Camden Catholic entered the football season with optimism after coming off a 5-5 year, but the Irish also had the least amount of experience at the most important position.

And yet first-year coach Gil Brooks wasn't concerned in the least.

When his projected starter, Tom Flacco, transferred over the summer, Brooks didn't think twice about naming somebody who never played the position before - on any level - as his starter.

That's because Brooks understood that senior Pete Galiano's intelligence, leadership, and athletic ability would make up for the fact that his first snap at the position in a real game came on Saturday.

Story continues below.

Galiano and Camden Catholic did just fine, scoring a 55-6 win against an overmatched Gloucester Catholic team, and while it's premature to make conclusions based on a rout of that proportion, Galiano looked awfully comfortable under center.

In fact, he looked comfortable in a number of his multiple positions. Galiano is also the starting strong safety and punter and holds for field goals.

He passed for two touchdowns, returned a fumble back for another, and was the quintessential field general on both sides of the ball. As a strong safety, he's also the quarterback of the defense and was an all-conference selection there last year.

"He is just a special player," Brooks said of Galiano. "He is so bright and is instinctively a leader, and we wanted a senior with his qualities there."

And it doesn't even matter that Galiano is the smallest player on the team, listed at 5-foot-7 and 181 pounds.

"What I love about Pete is that he is such a competitor," Brooks said. "He is on the level of Jarred Alwan as a competitor.

Whoa.

Alwan, a 6-1, 220-pound junior running back-linebacker, will be among the top recruits from the junior class.
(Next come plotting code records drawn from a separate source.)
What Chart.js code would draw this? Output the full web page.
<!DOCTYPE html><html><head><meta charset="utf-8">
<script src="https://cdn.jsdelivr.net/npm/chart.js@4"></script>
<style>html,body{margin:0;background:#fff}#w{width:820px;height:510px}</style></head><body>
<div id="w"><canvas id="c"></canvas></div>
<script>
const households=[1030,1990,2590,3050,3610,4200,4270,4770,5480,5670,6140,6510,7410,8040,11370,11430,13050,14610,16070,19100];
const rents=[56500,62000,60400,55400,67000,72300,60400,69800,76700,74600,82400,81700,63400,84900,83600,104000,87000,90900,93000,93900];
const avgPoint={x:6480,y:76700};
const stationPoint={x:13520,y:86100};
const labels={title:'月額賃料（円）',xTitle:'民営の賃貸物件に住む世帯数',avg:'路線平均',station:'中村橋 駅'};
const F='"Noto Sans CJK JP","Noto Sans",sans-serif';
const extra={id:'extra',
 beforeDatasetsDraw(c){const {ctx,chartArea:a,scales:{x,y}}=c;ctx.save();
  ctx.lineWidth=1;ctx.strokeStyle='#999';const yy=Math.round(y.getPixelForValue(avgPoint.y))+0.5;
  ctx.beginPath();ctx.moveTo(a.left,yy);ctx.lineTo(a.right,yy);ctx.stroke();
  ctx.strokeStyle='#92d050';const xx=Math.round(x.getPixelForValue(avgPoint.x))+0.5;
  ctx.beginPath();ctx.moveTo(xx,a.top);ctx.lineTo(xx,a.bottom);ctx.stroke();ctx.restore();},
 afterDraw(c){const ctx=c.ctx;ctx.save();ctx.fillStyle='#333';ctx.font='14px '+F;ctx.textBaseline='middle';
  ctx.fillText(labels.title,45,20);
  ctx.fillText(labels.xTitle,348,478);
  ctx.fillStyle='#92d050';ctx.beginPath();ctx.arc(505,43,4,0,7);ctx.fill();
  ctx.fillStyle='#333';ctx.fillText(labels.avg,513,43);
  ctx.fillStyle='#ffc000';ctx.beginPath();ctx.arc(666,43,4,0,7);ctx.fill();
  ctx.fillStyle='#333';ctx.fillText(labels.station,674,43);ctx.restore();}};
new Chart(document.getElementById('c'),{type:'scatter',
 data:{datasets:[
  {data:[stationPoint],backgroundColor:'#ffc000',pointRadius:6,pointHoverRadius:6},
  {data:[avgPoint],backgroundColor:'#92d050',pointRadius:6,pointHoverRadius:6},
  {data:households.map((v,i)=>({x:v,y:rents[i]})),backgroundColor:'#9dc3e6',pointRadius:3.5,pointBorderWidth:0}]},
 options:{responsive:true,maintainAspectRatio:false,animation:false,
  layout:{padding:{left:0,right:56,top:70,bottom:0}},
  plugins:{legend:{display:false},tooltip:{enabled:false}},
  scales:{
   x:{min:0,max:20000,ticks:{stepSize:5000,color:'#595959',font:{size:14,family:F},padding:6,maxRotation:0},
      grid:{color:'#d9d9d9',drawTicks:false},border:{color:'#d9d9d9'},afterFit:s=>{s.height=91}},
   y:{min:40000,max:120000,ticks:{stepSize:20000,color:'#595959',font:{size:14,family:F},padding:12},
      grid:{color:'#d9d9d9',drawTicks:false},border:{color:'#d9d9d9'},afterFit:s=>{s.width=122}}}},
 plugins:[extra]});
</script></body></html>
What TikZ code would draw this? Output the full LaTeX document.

Brooks says the sky is the limit for Alwan as far as being recruited.

Galiano, whose size doesn't work in his favor in the recruiting handbook, could have college options in football or baseball, where he is a standout centerfielder.

He's also a member of the National Honor Society, so picking up such a complex position at quarterback has been difficult but manageable.

"I liked taking the challenge and see what I could do with it," Galiano said.

Brooks said that quarterback coach Michael Looney has been a major help in tutoring his new signal-caller and that Galiano has been an impressive pupil.